Les Echos - Montpellier Danse en trois temps, trois mouvements
A Montpellier Danse, la concurrence cette année ne vient pas des matchs de l'Euro mais bien plus des plages qui, la chaleur aidant, font le plein. Pourtant, dès la fin de journée de petites foules communient avec ferveur pour célébrer... la danse contemporaine sous toutes ses formes.
Ainsi Jacopo Godani, avec la Dresden Frankfurt Dance Company, promettait une chorégraphie « dansée à fond " avec « The Primate Trilogy ". Godani a passé dix ans au sein du Ballet Frankfurt, alors dirigé par William Forsythe. Le moins que l'on puisse dire, c'est que cela se ressent : sur scène, c'est une débauche de corps vrillés, de pas de deux virtuoses, avec même des pointes pour les solistes féminines. Ajoutez-y des collants moulants et des effets répétés comme ce rideau de scène qui vient rythmer la pièce et vous avez un hommage au maître américain Forsythe qui ne dit pas son nom. Jacopo Godani s'en défend pourtant.
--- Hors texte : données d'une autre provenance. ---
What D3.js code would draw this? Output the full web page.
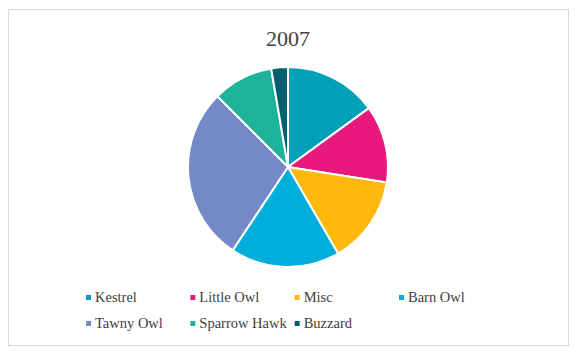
<!DOCTYPE html>
<html>
<head>
<meta charset="utf-8">
<script src="https://cdn.jsdelivr.net/npm/d3@7"></script>
<style>
  body { margin: 0; background: #fff; }
  text { font-family: "Liberation Serif", "DejaVu Serif", serif; fill: #404040; }
</style>
</head>
<body>
<div id="chart"></div>
<script>
// data (share of the pie, clockwise from 12 o'clock)
const categories = ["Kestrel", "Little Owl", "Misc", "Barn Owl", "Tawny Owl", "Sparrow Hawk", "Buzzard"];
const values = [15, 12.5, 14.2, 17.7, 28.2, 9.8, 2.7];
const colors = ["#00A0B8", "#E8187D", "#FFB80C", "#00AEDB", "#7489C7", "#1EB39B", "#005F6E"];

const width = 576, height = 353;

const svg = d3.select("#chart")
  .append("svg")
  .attr("width", width)
  .attr("height", height);

// chart border
svg.append("rect")
  .attr("x", 8.5).attr("y", 9.5)
  .attr("width", 560).attr("height", 336)
  .attr("fill", "#fff")
  .attr("stroke", "#d9d9d9");

// title
svg.append("text")
  .attr("x", 288)
  .attr("y", 46)
  .attr("text-anchor", "middle")
  .attr("font-family", "Liberation Serif")
  .attr("font-size", "22px")
  .text("2007");

const data = categories.map((c, i) => ({name: c, value: values[i]}));

const pie = d3.pie().value(d => d.value).sort(null);
const arc = d3.arc().innerRadius(0).outerRadius(100);
const color = d3.scaleOrdinal().domain(categories).range(colors);

const g = svg.append("g").attr("transform", "translate(288,167)");

g.selectAll("path")
  .data(pie(data))
  .join("path")
  .attr("d", arc)
  .attr("fill", d => color(d.data.name))
  .attr("stroke", "#fff")
  .attr("stroke-width", 2);

// legend: 4 columns, 2 rows
const legend = svg.append("g");
const colX = d3.scalePoint().domain([0, 1, 2, 3]).range([86, 399]);
const rowY = d3.scalePoint().domain([0, 1]).range([298, 324]);

const items = legend.selectAll("g")
  .data(categories)
  .join("g")
  .attr("transform", (d, i) => `translate(${colX(i % 4)},${rowY(Math.floor(i / 4))})`);

items.append("rect")
  .attr("x", 0).attr("y", -3)
  .attr("width", 5).attr("height", 5)
  .attr("fill", d => color(d));

items.append("text")
  .attr("x", 9)
  .attr("y", 4)
  .attr("font-family", "Liberation Serif")
  .attr("font-size", "14.5px")
  .text(d => d);
</script>
</body>
</html>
Le public du Corum, en l'acclamant, l'a sans doute conforté dans cette veine.
On lui préféra « Le Syndrome Ian " (référence à Ian Curtis, le chanteur disparu de feu Joy Division), signé Christian Rizzo : le néo-Montpelliérain fait danser sa troupe sur les ruines d' « une nuit à jamais dissipée ». Dans une ambiance électrique - avec des sculptures de lumière -, Rizzo met en mouvement les rituels du clubbing sur une bande-son du groupe Cercueil aux basses profondes. Il capture ces moments de grâce, communauté de danseurs avant la séparation, tout en créant un monde parallèle fait de créatures à poils longs. La gestuelle est minimale mais l'effet maximal, plongeant l'Opéra Comédie dans un bain de jouvence. Seule la mélancolie inhérente au « Syndrome Ian ", avec sa dernière image somptueuse - un interprète esseulé - vient rappeler la menace de notre époque.
Le miracle « Sunny »
A peine plus optimiste, « Sunny ", d'Emanuel Gat, fera néanmoins l'effet d'une déflagration de plaisir : l'Israélien, fortement soutenu par Montpellier Danse, est l'un des rares artistes du moment à privilégier la recherche : son écriture abonde en spirales, ondulations. Comme un courant continu de sensations inédites. Avec la présence d'un musicien sur le plateau, Awir Leon, qui crée une bande-son sur mesure, « Sunny » offre au regard quelques-unes des plus belles séquences de la saison. La richesse des combinaisons, l'intelligence des changements d'humeur - et de couleur - font de « Sunny " un miracle chorégraphique estival.